Owning your own car is soon to become a fantasy for the middle and working classes.

The report says as much. One of their priorities is a ‘shift to car-sharing’ that says:

‘In the future [of Sydney] people are going to use a car when they need one without having to own one. Car-sharing (as represented today by companies like GoGet) and ride-sharing (as represented today by companies like Uber) are the early examples. As the vehicle fleet evolves toward autonomous electric cars; it’s simply not going to make sense for people to own their own cars when they can summon one to get where they want to be at any time. The net result will be a massive gain of urban space as all of the street space and garages can be converted to new uses. Sydney should do everything in its power to support this transition.’

They also want to see a ‘dynamic road pricing plan’ to make your trip to the city even more unaffordable.

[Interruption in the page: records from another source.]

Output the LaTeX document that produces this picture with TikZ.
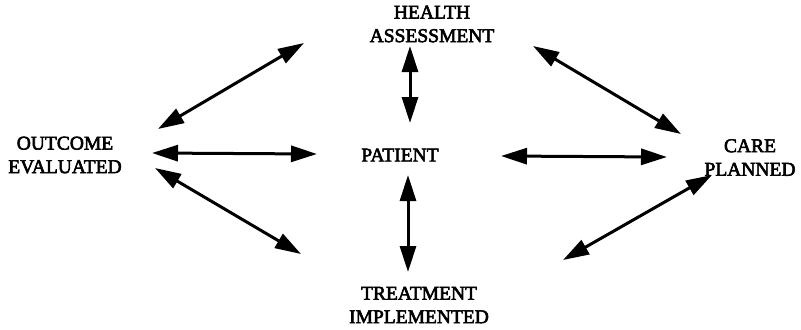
\documentclass[tikz,border=0pt]{standalone}
\usepackage{fontspec}
\newfontfamily\labelfont[FakeBold=3]{Liberation Serif}
\usetikzlibrary{arrows.meta}
\begin{document}
\begin{tikzpicture}[x=1bp,y=-1bp,
  label text/.style={font=\labelfont\fontsize{19.5bp}{23.5bp}\selectfont,
    align=center, inner sep=0pt},
  link/.style={line width=3bp, {Triangle[length=26bp,width=16bp]}-{Triangle[length=26bp,width=16bp]}}]
  \path[use as bounding box] (0,0) rectangle (801,329);

  % stages of the cycle round the patient
  \node[label text] (ha) at (432,24) {HEALTH\\ASSESSMENT};
  \node[label text] (oe) at (65,155) {OUTCOME\\EVALUATED};
  \node[label text] (pt) at (400,155) {PATIENT};
  \node[label text] (cp) at (750,157.5) {CARE\\PLANNED};
  \node[label text] (ti) at (419,305) {TREATMENT\\IMPLEMENTED};

  % arrow ends
  \coordinate (a1) at (158,129); \coordinate (b1) at (304,43);
  \coordinate (a2) at (152,153); \coordinate (b2) at (317,154);
  \coordinate (a3) at (155,168); \coordinate (b3) at (301,254);
  \coordinate (a4) at (410,46);  \coordinate (b4) at (410,123);
  \coordinate (a5) at (408,175); \coordinate (b5) at (408,272);
  \coordinate (a6) at (533,46);  \coordinate (b6) at (681,134);
  \coordinate (a7) at (501,156); \coordinate (b7) at (667,157);
  \coordinate (a8) at (563,260); \coordinate (b8) at (712,175);

  % two-way links
  \foreach \i in {1,...,8} {\draw[link] (a\i) -- (b\i);}
\end{tikzpicture}
\end{document}
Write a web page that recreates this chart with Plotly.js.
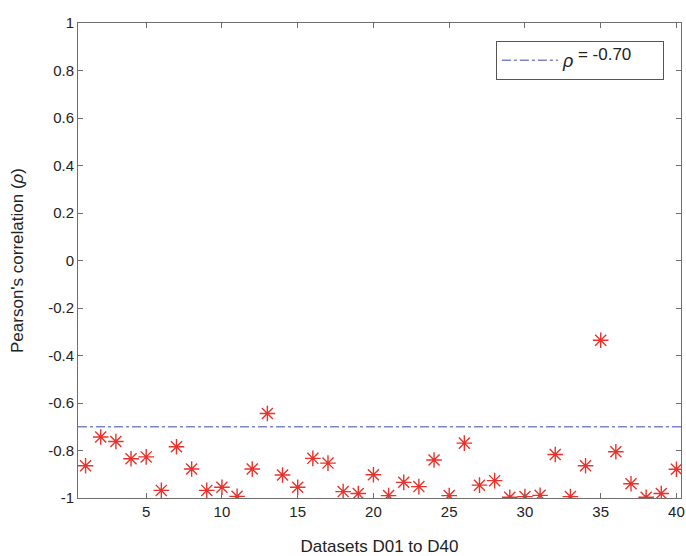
<!DOCTYPE html>
<html>
<head>
<meta charset="utf-8">
<script src="https://cdn.plot.ly/plotly-3.0.1.min.js"></script>
<style>html,body{margin:0;padding:0;background:#fff;}#chart{width:686px;height:556px;}</style>
</head>
<body>
<div id="chart"></div>
<script>
const datasets = [1,2,3,4,5,6,7,8,9,10,11,12,13,14,15,16,17,18,19,20,21,22,23,24,25,26,27,28,29,30,31,32,33,34,35,36,37,38,39,40];
const rhoValues = [-0.864,-0.743,-0.762,-0.835,-0.827,-0.968,-0.784,-0.878,-0.968,-0.955,
                   -0.993,-0.878,-0.644,-0.903,-0.955,-0.833,-0.853,-0.973,-0.981,-0.902,
                   -0.990,-0.934,-0.952,-0.840,-0.990,-0.769,-0.946,-0.927,-0.997,-0.994,
                   -0.989,-0.817,-0.994,-0.864,-0.336,-0.805,-0.940,-0.997,-0.981,-0.879];
const thresholdX = [0.5, 40.3];
const thresholdY = [-0.70, -0.70];
const xTickVals = [5,10,15,20,25,30,35,40];
const xTickText = ['5','10','15','20','25','30','35','40'];
const yTickVals = [1,0.8,0.6,0.4,0.2,0,-0.2,-0.4,-0.6,-0.8,-1];
const yTickText = ['1','0.8','0.6','0.4','0.2','0','-0.2','-0.4','-0.6','-0.8','-1'];

const font = 'Liberation Sans, Arial, sans-serif';
const axisCommon = {
  showgrid:false, zeroline:false, showline:true, linecolor:'#6e6e6e', linewidth:1,
  mirror:'ticks', ticks:'inside', ticklen:5, tickcolor:'#6e6e6e',
  tickfont:{family:font, size:15, color:'#222'}
};

const legendName = '<i>ρ</i><sup><span style="font-size:17px"> = -0.70</span></sup>\u00a0\u00a0\u00a0\u00a0\u00a0';

const traces = [
  {x: thresholdX, y: thresholdY, mode:'lines', name: legendName,
   line:{color:'#7b84c6', width:1.3, dash:'dashdot'}, hoverinfo:'skip'},
  {x: datasets, y: rhoValues, mode:'markers', showlegend:false,
   marker:{symbol:'asterisk-open', size:13, color:'#e8322c', line:{color:'#e8322c', width:1.4}}}
];

const layout = {
  width:686, height:556,
  margin:{l:78, r:5, t:23, b:58},
  paper_bgcolor:'#fff', plot_bgcolor:'#fff',
  font:{family:font, color:'#222'},
  xaxis: Object.assign({}, axisCommon, {
    range:[0.5, 40.3], tickvals:xTickVals, ticktext:xTickText,
    title:{text:'Datasets D01 to D40', font:{family:font, size:17, color:'#222'}, standoff:21}
  }),
  yaxis: Object.assign({}, axisCommon, {
    range:[-1, 1], tickvals:yTickVals, ticktext:yTickText,
    title:{text:"Pearson's correlation (<i>ρ</i>)", font:{family:font, size:17, color:'#222'}, standoff:20}
  }),
  legend:{
    x:0.693, y:0.962, xanchor:'left', yanchor:'top',
    bgcolor:'#fff', bordercolor:'#555', borderwidth:1,
    font:{family:font, size:18, color:'#222'},
    itemwidth:56
  }
};

Plotly.newPlot('chart', traces, layout, {staticPlot:true, displayModeBar:false});
</script>
</body>
</html>
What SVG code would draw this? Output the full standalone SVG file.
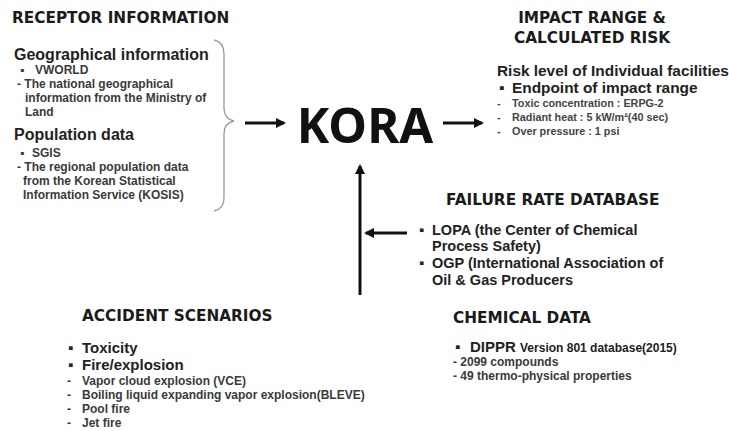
<svg xmlns="http://www.w3.org/2000/svg" width="729" height="431" viewBox="0 0 729 431">
<defs>
<marker id="ah" viewBox="0 0 10 10" refX="8" refY="5" markerWidth="3.6" markerHeight="3.4" orient="auto" markerUnits="strokeWidth">
<path d="M0,0 L10,5 L0,10 z" fill="#111"/>
</marker>
<style>
.h{font-family:"DejaVu Sans",Verdana,sans-serif;font-weight:bold;font-size:15.3px;fill:#1a1a1a}
.s{font-family:"Liberation Sans",Arial,sans-serif;font-weight:bold;fill:#222}
.b{font-size:16px}
.m{font-size:15px}
.f{font-size:14.5px}
.n{font-size:12px;fill:#3a3a3a}
.k{font-size:10.8px;fill:#444}
.c{stroke:#111;stroke-width:3;fill:none}
</style>
</defs>
<rect width="729" height="431" fill="#fff"/>

<g id="receptor">
<text class="h" x="12" y="23">RECEPTOR INFORMATION</text>
<text class="s b" x="14" y="60">Geographical information</text>
<text class="s n" x="20" y="74">▪</text>
<text class="s n" x="35" y="74">VWORLD</text>
<text class="s n" x="17" y="88">- The national geographical</text>
<text class="s n" x="25" y="102">information from the Ministry of</text>
<text class="s n" x="25" y="116">Land</text>
<text class="s b" x="14" y="140">Population data</text>
<text class="s n" x="20" y="157">▪</text>
<text class="s n" x="32" y="157">SGIS</text>
<text class="s n" x="17" y="171">- The regional population data</text>
<text class="s n" x="23" y="185">from the Korean Statistical</text>
<text class="s n" x="23" y="199">Information Service (KOSIS)</text>
<path d="M214,40 Q224,42 224,54 L224,108 Q224,119 234,121 Q224,123 224,134 L224,198 Q224,209 214,211" fill="none" stroke="#9a9a9a" stroke-width="1.3"/>
</g>

<g id="kora">
<text x="365" y="143" text-anchor="middle" font-family="'Noto Sans',sans-serif" font-weight="bold" font-size="49" fill="#111">KORA</text>
</g>

<g id="impact">
<text class="h" x="592" y="23" text-anchor="middle">IMPACT RANGE &amp;</text>
<text class="h" x="592" y="43" text-anchor="middle">CALCULATED RISK</text>
<text class="s" x="497" y="76" font-size="15.4">Risk level of Individual facilities</text>
<text class="s" x="499" y="93" font-size="15.4">▪</text>
<text class="s" x="512" y="93" font-size="15.4">Endpoint of impact range</text>
<text class="s k" x="497" y="107">-</text>
<text class="s k" x="512" y="107">Toxic concentration : ERPG-2</text>
<text class="s k" x="497" y="121">-</text>
<text class="s k" x="512" y="121">Radiant heat : 5 kW/m²(40 sec)</text>
<text class="s k" x="497" y="135">-</text>
<text class="s k" x="512" y="135">Over pressure : 1 psi</text>
</g>

<g id="failure">
<text class="h" x="446" y="205">FAILURE RATE DATABASE</text>
<text class="s f" x="419" y="235">▪</text>
<text class="s f" x="432" y="235">LOPA (the Center of Chemical</text>
<text class="s f" x="432" y="251">Process Safety)</text>
<text class="s f" x="419" y="268">▪</text>
<text class="s f" x="432" y="268">OGP (International Association of</text>
<text class="s f" x="432" y="285">Oil &amp; Gas Producers</text>
</g>

<g id="accident">
<text class="h" x="82" y="321">ACCIDENT SCENARIOS</text>
<text class="s m" x="68" y="353">▪</text>
<text class="s m" x="82" y="353">Toxicity</text>
<text class="s m" x="68" y="370">▪</text>
<text class="s m" x="82" y="370">Fire/explosion</text>
<text class="s n" x="67" y="385">-</text>
<text class="s n" x="82" y="385">Vapor cloud explosion (VCE)</text>
<text class="s n" x="67" y="399">-</text>
<text class="s n" x="82" y="399">Boiling liquid expanding vapor explosion(BLEVE)</text>
<text class="s n" x="67" y="413">-</text>
<text class="s n" x="82" y="413">Pool fire</text>
<text class="s n" x="67" y="427">-</text>
<text class="s n" x="82" y="427">Jet fire</text>
</g>

<g id="chemical">
<text class="h" x="453" y="323">CHEMICAL DATA</text>
<text class="s m" x="455" y="352">▪</text>
<text class="s" x="470" y="352" font-size="15">DIPPR <tspan font-size="12">Version 801 database(2015)</tspan></text>
<text class="s n" x="453" y="366">- 2099 compounds</text>
<text class="s n" x="453" y="380">- 49 thermo-physical properties</text>
</g>

<g id="connectors">
<line class="c" x1="245" y1="123" x2="284" y2="123" marker-end="url(#ah)"/>
<line class="c" x1="443" y1="123" x2="482" y2="123" marker-end="url(#ah)"/>
<line class="c" x1="360" y1="295" x2="360" y2="166" marker-end="url(#ah)"/>
<line class="c" x1="407" y1="233" x2="366" y2="233" marker-end="url(#ah)"/>
</g>
</svg>
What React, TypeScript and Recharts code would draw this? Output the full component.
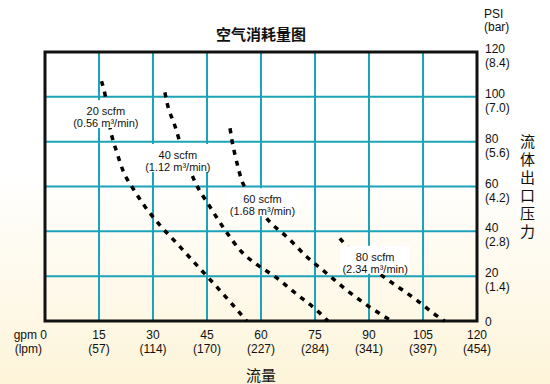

This will make the eco-fascists happy. Their goal is not to facilitate a green ‘change’ to our transport sector, it’s to strip cars away from the population to improve their Net Zero goals. While those penning these thinktank travesties live in the middle of the cities, half a block from civilisation, everyone else in the country is going to have to go out and find themselves a horse and cart – that is, provided you’re still allowed to own farm animals.

Where is the Liberal government? They are supposed to protect the people from this kind of selfish, reckless, bureaucratic garbage.

If you are wondering where all of this comes from, Kernaghan, the man behind the virtuous plan, worked with the Chief Resilience Officers ‘across Australia, New Zealand and across Asia to develop and implement comprehensive city resilience strategies as part of the Rockefeller Foundation’s 100 Resilient Cities Network’.

Most of the links for the 100 Resilient Cities Network no longer go anywhere, with their webpages long-dead, just like our cities will be if we keep pursuing the thought bubbles of Utopian ideologues.